Certainly the protests were organized and instigated by adults, but it 
was the courage of 11-year-old Dwight and 9-year-old Floyd Armstrong 
enrolling at Birmingham’s Graymont elementary school in the face of 
jeering adult mobs, and teenager Richard A. Walker who integrated Ramsay 
High School as a White mob fought with police, that integrated public 
education. And, of course, four young students died in the process as well.

For some reason, no one wants to give credit to the children and their 
public schools for liberating America. Certainly I haven't heard Barack 
Obama talk about them. Certainly I haven't heard Arne Duncan talk about 
them. And Dr. Martin Luther King, Jr., learned from them, not the other 
way around. Where did 4 young adults get the idea to stand up against 
Jim Crow nonviolently in Greensboro, North Carolina? Where did the young 
Freedom Riders who refused to quit when the adults gave up get their 
ideas of courage and liberty? What possessed young people in Birmingham, 
Alabama, to face down fire hoses and police dogs to rescue a failed 
adult protest? With adults screaming violently at them, how is it that 
school children in Birmingham integrated schools? Do we really want to 
teach that history just happens? Mysteriously?

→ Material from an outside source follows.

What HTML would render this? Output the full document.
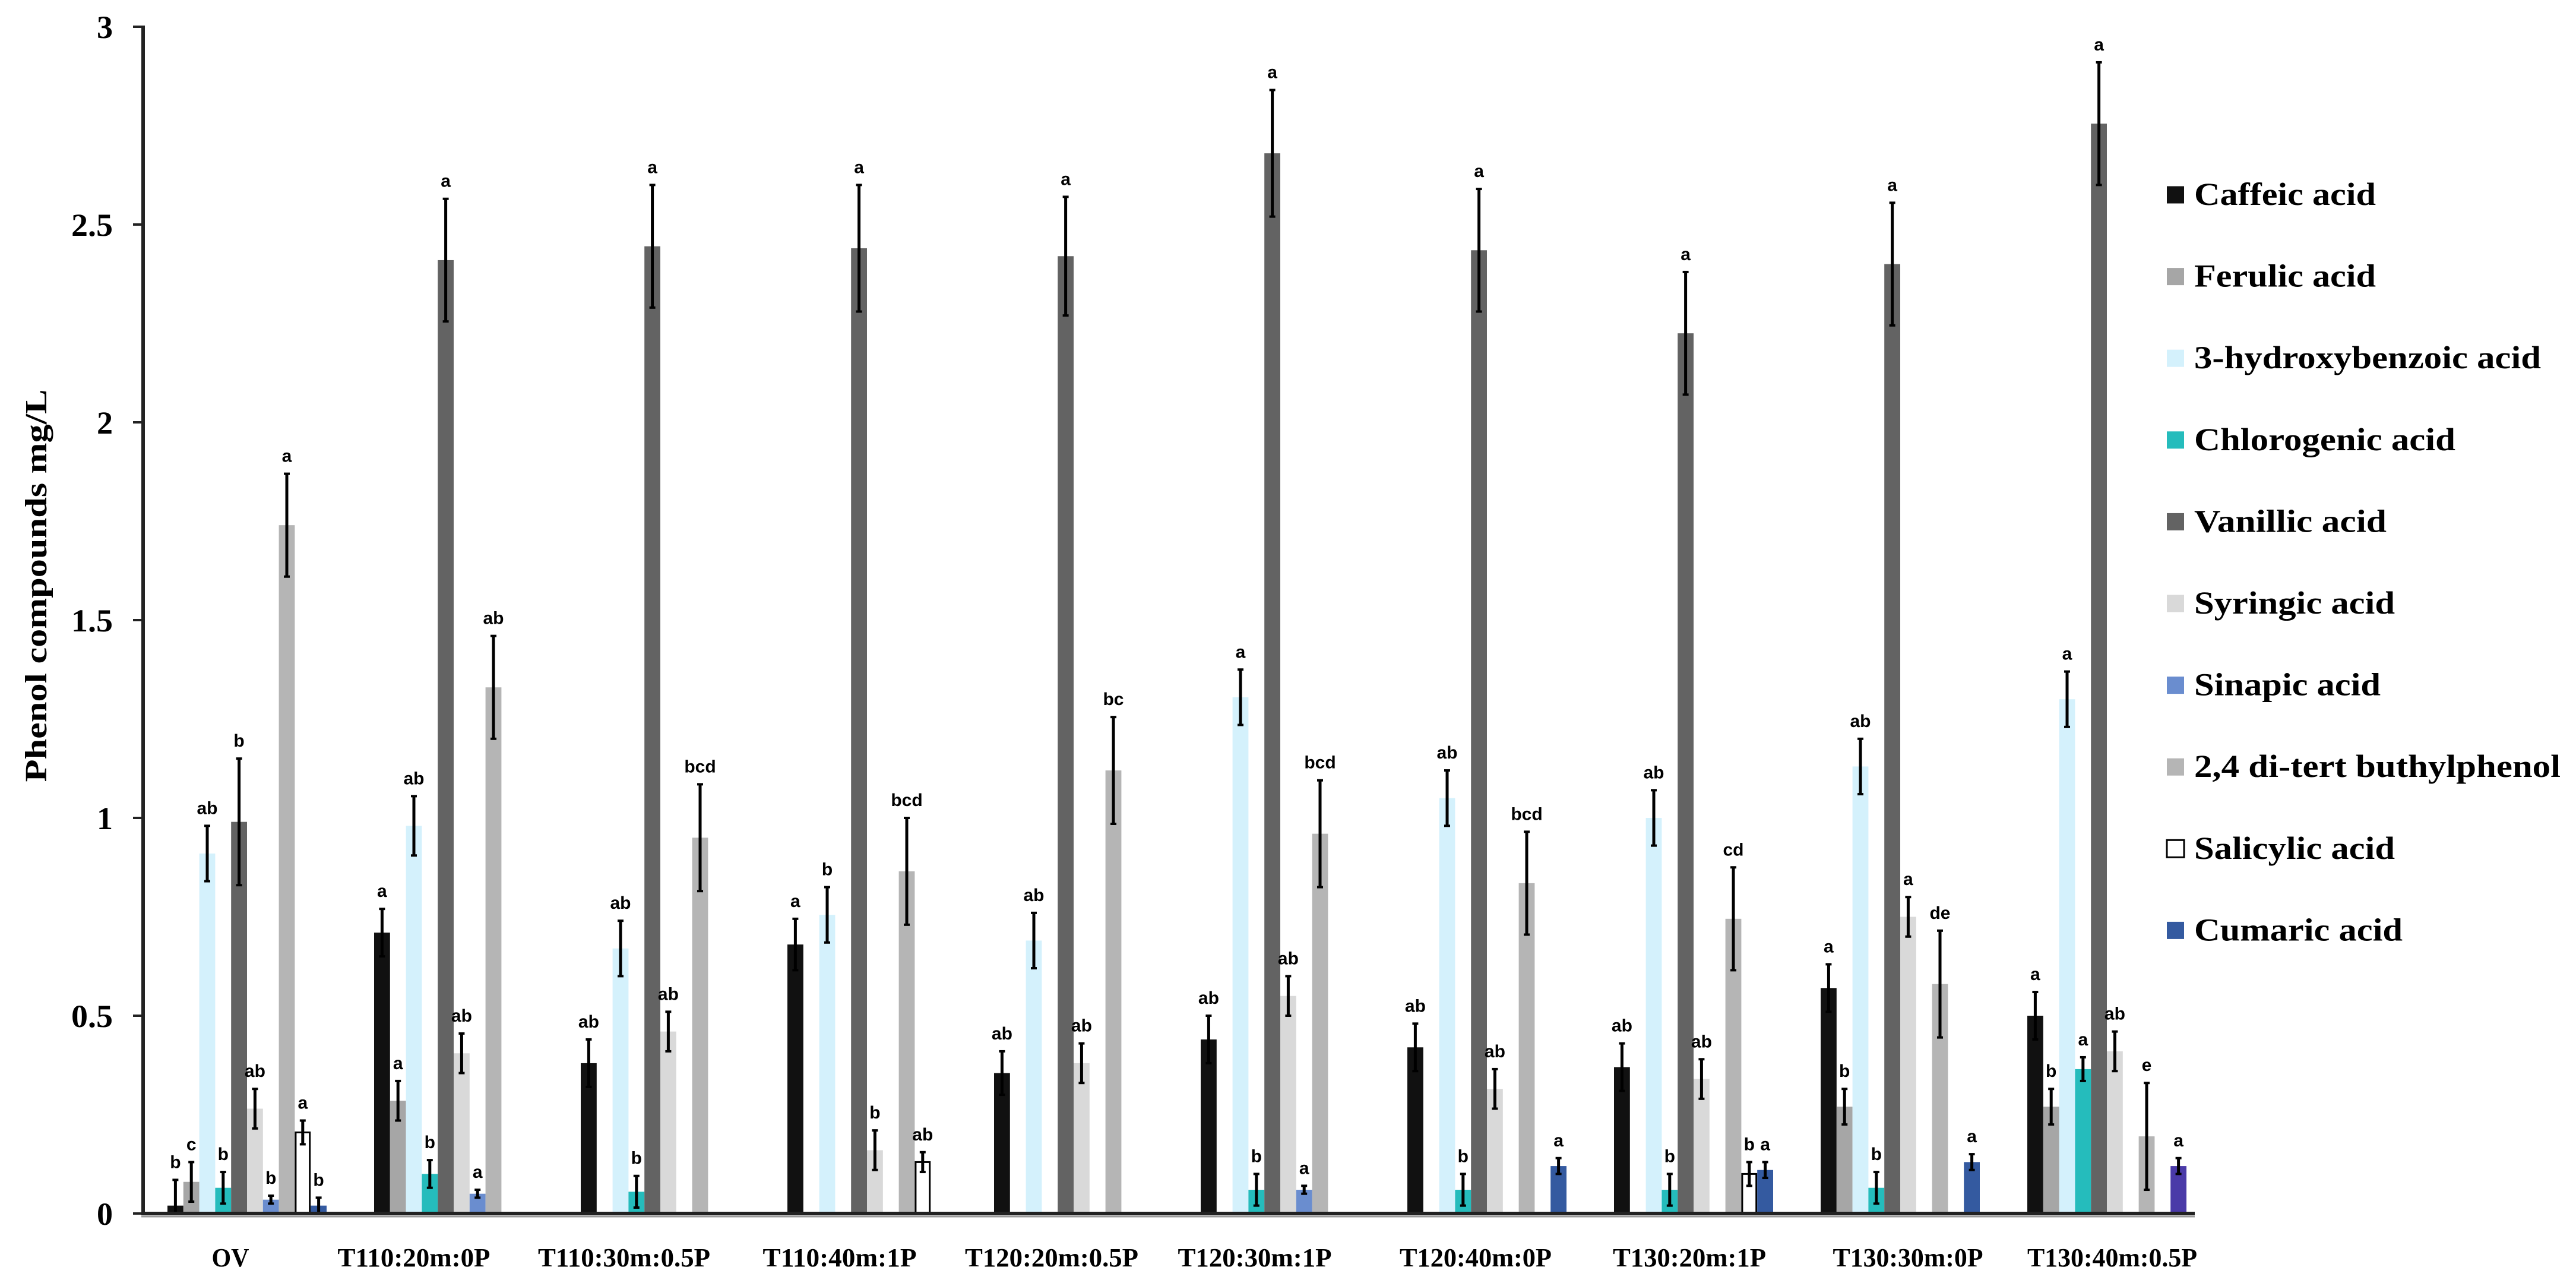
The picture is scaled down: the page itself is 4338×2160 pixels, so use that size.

It seems to me that this is the most important lesson to teach young 
people today: the adults are not going to save you. The adults are not 
going to prevent global warming. It is not Barack Obama who will control 
guns and stop children from being shot to death in classrooms. The NRA 
is nothing compared to Jim Crow. Jim Crow had night riders, lynchings, 
assassinations. Students crushed Jim Crow. They did it by learning about 
history, by learning about leadership, by learning about courage, by 
learning about perseverance, by learning about working together 
nonviolently. Where did they learn this?
-- 
Mike Martin
Phoenix, Az

1 comment:

  1. I enjoyed reading your point of view regarding "who really saved America from its racist stronghold", and I agree somewhat. But I think that it was a concerted effort on the part of all who protested, marched, sit-in, debated, walked, died, prayed, stayed, and lived to tell about it.